▶ **YOUR INSTRUCTIONS**
Return the entries below in their exact form, leaving the pictures out.

::::

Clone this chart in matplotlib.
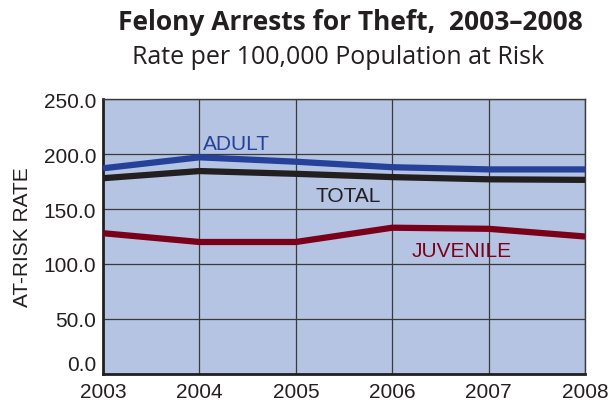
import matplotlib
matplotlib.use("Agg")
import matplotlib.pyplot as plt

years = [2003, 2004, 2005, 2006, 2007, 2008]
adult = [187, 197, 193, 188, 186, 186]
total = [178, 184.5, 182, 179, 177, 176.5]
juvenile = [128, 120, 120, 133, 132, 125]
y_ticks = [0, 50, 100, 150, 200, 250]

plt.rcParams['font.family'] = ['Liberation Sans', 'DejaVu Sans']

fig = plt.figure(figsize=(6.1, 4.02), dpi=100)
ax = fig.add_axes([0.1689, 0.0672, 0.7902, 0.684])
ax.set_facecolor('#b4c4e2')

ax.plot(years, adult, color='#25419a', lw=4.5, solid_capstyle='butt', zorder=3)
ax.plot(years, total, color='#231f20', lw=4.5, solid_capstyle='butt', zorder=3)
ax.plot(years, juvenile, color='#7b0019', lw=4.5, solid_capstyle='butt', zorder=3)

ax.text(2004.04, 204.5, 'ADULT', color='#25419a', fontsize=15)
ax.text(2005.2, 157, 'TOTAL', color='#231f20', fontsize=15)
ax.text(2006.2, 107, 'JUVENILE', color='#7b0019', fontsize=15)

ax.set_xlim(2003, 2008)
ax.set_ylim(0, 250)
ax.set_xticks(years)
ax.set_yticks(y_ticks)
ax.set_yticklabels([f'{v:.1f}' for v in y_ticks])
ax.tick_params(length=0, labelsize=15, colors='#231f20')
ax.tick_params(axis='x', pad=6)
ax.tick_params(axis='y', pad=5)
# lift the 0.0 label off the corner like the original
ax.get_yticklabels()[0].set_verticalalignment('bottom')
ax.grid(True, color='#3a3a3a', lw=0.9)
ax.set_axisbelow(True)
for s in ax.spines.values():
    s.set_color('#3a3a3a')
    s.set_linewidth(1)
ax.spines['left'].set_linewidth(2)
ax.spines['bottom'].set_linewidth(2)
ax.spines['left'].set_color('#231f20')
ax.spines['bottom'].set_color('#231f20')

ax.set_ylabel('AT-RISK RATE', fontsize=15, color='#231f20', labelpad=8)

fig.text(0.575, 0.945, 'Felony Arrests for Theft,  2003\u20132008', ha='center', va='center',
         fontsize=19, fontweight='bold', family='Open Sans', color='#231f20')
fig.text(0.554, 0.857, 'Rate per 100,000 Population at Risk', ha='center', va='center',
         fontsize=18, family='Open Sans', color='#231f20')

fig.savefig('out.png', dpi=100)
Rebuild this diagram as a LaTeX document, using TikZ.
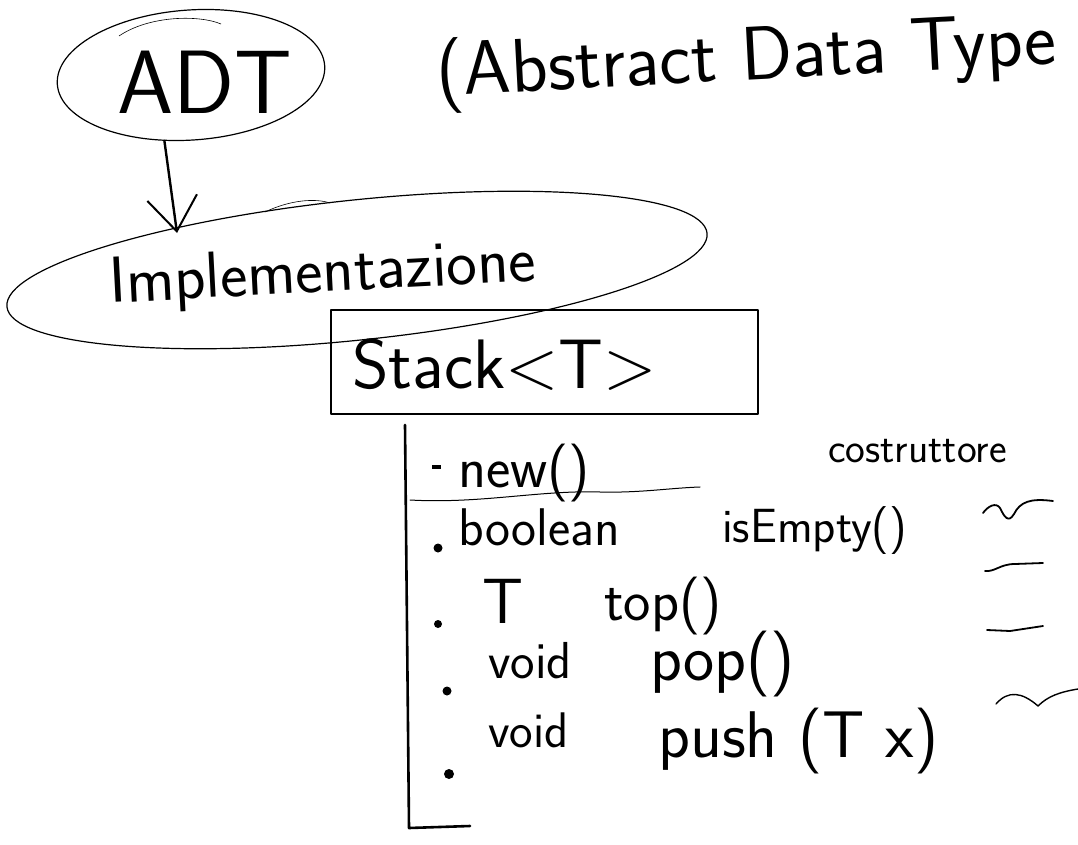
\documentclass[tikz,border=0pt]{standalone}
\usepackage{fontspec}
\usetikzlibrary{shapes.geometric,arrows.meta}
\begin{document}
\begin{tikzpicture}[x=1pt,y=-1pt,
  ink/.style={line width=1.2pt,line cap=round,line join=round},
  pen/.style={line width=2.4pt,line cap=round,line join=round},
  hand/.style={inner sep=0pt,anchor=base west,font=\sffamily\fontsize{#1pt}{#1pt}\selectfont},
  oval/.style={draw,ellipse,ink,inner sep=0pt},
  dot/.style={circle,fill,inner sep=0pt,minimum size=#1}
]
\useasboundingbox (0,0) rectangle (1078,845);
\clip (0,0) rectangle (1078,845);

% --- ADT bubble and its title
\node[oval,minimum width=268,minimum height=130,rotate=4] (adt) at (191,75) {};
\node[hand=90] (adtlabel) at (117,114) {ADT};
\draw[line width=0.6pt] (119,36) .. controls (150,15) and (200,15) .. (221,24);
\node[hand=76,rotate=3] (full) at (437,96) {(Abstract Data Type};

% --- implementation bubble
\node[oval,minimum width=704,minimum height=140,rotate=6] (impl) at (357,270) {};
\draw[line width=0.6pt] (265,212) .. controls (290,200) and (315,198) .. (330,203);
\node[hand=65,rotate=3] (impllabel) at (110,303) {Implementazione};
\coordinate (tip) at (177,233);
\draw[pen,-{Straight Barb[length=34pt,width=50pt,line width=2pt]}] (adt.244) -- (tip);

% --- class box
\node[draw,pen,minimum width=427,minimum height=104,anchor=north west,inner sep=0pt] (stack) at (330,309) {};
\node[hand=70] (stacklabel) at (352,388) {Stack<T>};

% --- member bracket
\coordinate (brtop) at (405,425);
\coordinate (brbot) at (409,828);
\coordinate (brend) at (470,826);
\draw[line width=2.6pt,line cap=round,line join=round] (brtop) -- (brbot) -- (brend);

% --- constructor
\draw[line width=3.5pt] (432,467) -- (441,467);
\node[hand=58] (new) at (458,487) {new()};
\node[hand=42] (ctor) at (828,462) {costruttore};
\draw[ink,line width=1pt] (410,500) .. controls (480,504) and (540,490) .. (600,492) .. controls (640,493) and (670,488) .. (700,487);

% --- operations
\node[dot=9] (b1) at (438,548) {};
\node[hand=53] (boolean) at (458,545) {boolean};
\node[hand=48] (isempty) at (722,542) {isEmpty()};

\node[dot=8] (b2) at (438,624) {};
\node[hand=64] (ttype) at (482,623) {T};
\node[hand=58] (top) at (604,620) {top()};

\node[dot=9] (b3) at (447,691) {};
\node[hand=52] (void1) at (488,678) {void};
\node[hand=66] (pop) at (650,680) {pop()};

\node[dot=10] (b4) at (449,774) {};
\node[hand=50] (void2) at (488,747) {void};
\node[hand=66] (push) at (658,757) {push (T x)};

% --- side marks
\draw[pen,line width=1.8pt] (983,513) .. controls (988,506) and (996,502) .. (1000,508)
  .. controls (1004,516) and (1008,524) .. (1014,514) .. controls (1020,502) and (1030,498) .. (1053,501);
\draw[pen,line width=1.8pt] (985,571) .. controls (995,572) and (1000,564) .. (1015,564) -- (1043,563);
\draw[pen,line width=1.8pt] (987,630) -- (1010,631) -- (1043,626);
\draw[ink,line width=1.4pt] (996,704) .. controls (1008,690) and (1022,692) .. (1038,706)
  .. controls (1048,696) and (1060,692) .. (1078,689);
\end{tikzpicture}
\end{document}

::::

▶ **TASK RESPONSE**
Clone this chart in matplotlib.
import matplotlib
matplotlib.use("Agg")
import matplotlib.pyplot as plt

years = [2003, 2004, 2005, 2006, 2007, 2008]
adult = [187, 197, 193, 188, 186, 186]
total = [178, 184.5, 182, 179, 177, 176.5]
juvenile = [128, 120, 120, 133, 132, 125]
y_ticks = [0, 50, 100, 150, 200, 250]

plt.rcParams['font.family'] = ['Liberation Sans', 'DejaVu Sans']

fig = plt.figure(figsize=(6.1, 4.02), dpi=100)
ax = fig.add_axes([0.1689, 0.0672, 0.7902, 0.684])
ax.set_facecolor('#b4c4e2')

ax.plot(years, adult, color='#25419a', lw=4.5, solid_capstyle='butt', zorder=3)
ax.plot(years, total, color='#231f20', lw=4.5, solid_capstyle='butt', zorder=3)
ax.plot(years, juvenile, color='#7b0019', lw=4.5, solid_capstyle='butt', zorder=3)

ax.text(2004.04, 204.5, 'ADULT', color='#25419a', fontsize=15)
ax.text(2005.2, 157, 'TOTAL', color='#231f20', fontsize=15)
ax.text(2006.2, 107, 'JUVENILE', color='#7b0019', fontsize=15)

ax.set_xlim(2003, 2008)
ax.set_ylim(0, 250)
ax.set_xticks(years)
ax.set_yticks(y_ticks)
ax.set_yticklabels([f'{v:.1f}' for v in y_ticks])
ax.tick_params(length=0, labelsize=15, colors='#231f20')
ax.tick_params(axis='x', pad=6)
ax.tick_params(axis='y', pad=5)
# lift the 0.0 label off the corner like the original
ax.get_yticklabels()[0].set_verticalalignment('bottom')
ax.grid(True, color='#3a3a3a', lw=0.9)
ax.set_axisbelow(True)
for s in ax.spines.values():
    s.set_color('#3a3a3a')
    s.set_linewidth(1)
ax.spines['left'].set_linewidth(2)
ax.spines['bottom'].set_linewidth(2)
ax.spines['left'].set_color('#231f20')
ax.spines['bottom'].set_color('#231f20')

ax.set_ylabel('AT-RISK RATE', fontsize=15, color='#231f20', labelpad=8)

fig.text(0.575, 0.945, 'Felony Arrests for Theft,  2003\u20132008', ha='center', va='center',
         fontsize=19, fontweight='bold', family='Open Sans', color='#231f20')
fig.text(0.554, 0.857, 'Rate per 100,000 Population at Risk', ha='center', va='center',
         fontsize=18, family='Open Sans', color='#231f20')

fig.savefig('out.png', dpi=100)
Rebuild this diagram as a LaTeX document, using TikZ.
\documentclass[tikz,border=0pt]{standalone}
\usepackage{fontspec}
\usetikzlibrary{shapes.geometric,arrows.meta}
\begin{document}
\begin{tikzpicture}[x=1pt,y=-1pt,
  ink/.style={line width=1.2pt,line cap=round,line join=round},
  pen/.style={line width=2.4pt,line cap=round,line join=round},
  hand/.style={inner sep=0pt,anchor=base west,font=\sffamily\fontsize{#1pt}{#1pt}\selectfont},
  oval/.style={draw,ellipse,ink,inner sep=0pt},
  dot/.style={circle,fill,inner sep=0pt,minimum size=#1}
]
\useasboundingbox (0,0) rectangle (1078,845);
\clip (0,0) rectangle (1078,845);

% --- ADT bubble and its title
\node[oval,minimum width=268,minimum height=130,rotate=4] (adt) at (191,75) {};
\node[hand=90] (adtlabel) at (117,114) {ADT};
\draw[line width=0.6pt] (119,36) .. controls (150,15) and (200,15) .. (221,24);
\node[hand=76,rotate=3] (full) at (437,96) {(Abstract Data Type};

% --- implementation bubble
\node[oval,minimum width=704,minimum height=140,rotate=6] (impl) at (357,270) {};
\draw[line width=0.6pt] (265,212) .. controls (290,200) and (315,198) .. (330,203);
\node[hand=65,rotate=3] (impllabel) at (110,303) {Implementazione};
\coordinate (tip) at (177,233);
\draw[pen,-{Straight Barb[length=34pt,width=50pt,line width=2pt]}] (adt.244) -- (tip);

% --- class box
\node[draw,pen,minimum width=427,minimum height=104,anchor=north west,inner sep=0pt] (stack) at (330,309) {};
\node[hand=70] (stacklabel) at (352,388) {Stack<T>};

% --- member bracket
\coordinate (brtop) at (405,425);
\coordinate (brbot) at (409,828);
\coordinate (brend) at (470,826);
\draw[line width=2.6pt,line cap=round,line join=round] (brtop) -- (brbot) -- (brend);

% --- constructor
\draw[line width=3.5pt] (432,467) -- (441,467);
\node[hand=58] (new) at (458,487) {new()};
\node[hand=42] (ctor) at (828,462) {costruttore};
\draw[ink,line width=1pt] (410,500) .. controls (480,504) and (540,490) .. (600,492) .. controls (640,493) and (670,488) .. (700,487);

% --- operations
\node[dot=9] (b1) at (438,548) {};
\node[hand=53] (boolean) at (458,545) {boolean};
\node[hand=48] (isempty) at (722,542) {isEmpty()};

\node[dot=8] (b2) at (438,624) {};
\node[hand=64] (ttype) at (482,623) {T};
\node[hand=58] (top) at (604,620) {top()};

\node[dot=9] (b3) at (447,691) {};
\node[hand=52] (void1) at (488,678) {void};
\node[hand=66] (pop) at (650,680) {pop()};

\node[dot=10] (b4) at (449,774) {};
\node[hand=50] (void2) at (488,747) {void};
\node[hand=66] (push) at (658,757) {push (T x)};

% --- side marks
\draw[pen,line width=1.8pt] (983,513) .. controls (988,506) and (996,502) .. (1000,508)
  .. controls (1004,516) and (1008,524) .. (1014,514) .. controls (1020,502) and (1030,498) .. (1053,501);
\draw[pen,line width=1.8pt] (985,571) .. controls (995,572) and (1000,564) .. (1015,564) -- (1043,563);
\draw[pen,line width=1.8pt] (987,630) -- (1010,631) -- (1043,626);
\draw[ink,line width=1.4pt] (996,704) .. controls (1008,690) and (1022,692) .. (1038,706)
  .. controls (1048,696) and (1060,692) .. (1078,689);
\end{tikzpicture}
\end{document}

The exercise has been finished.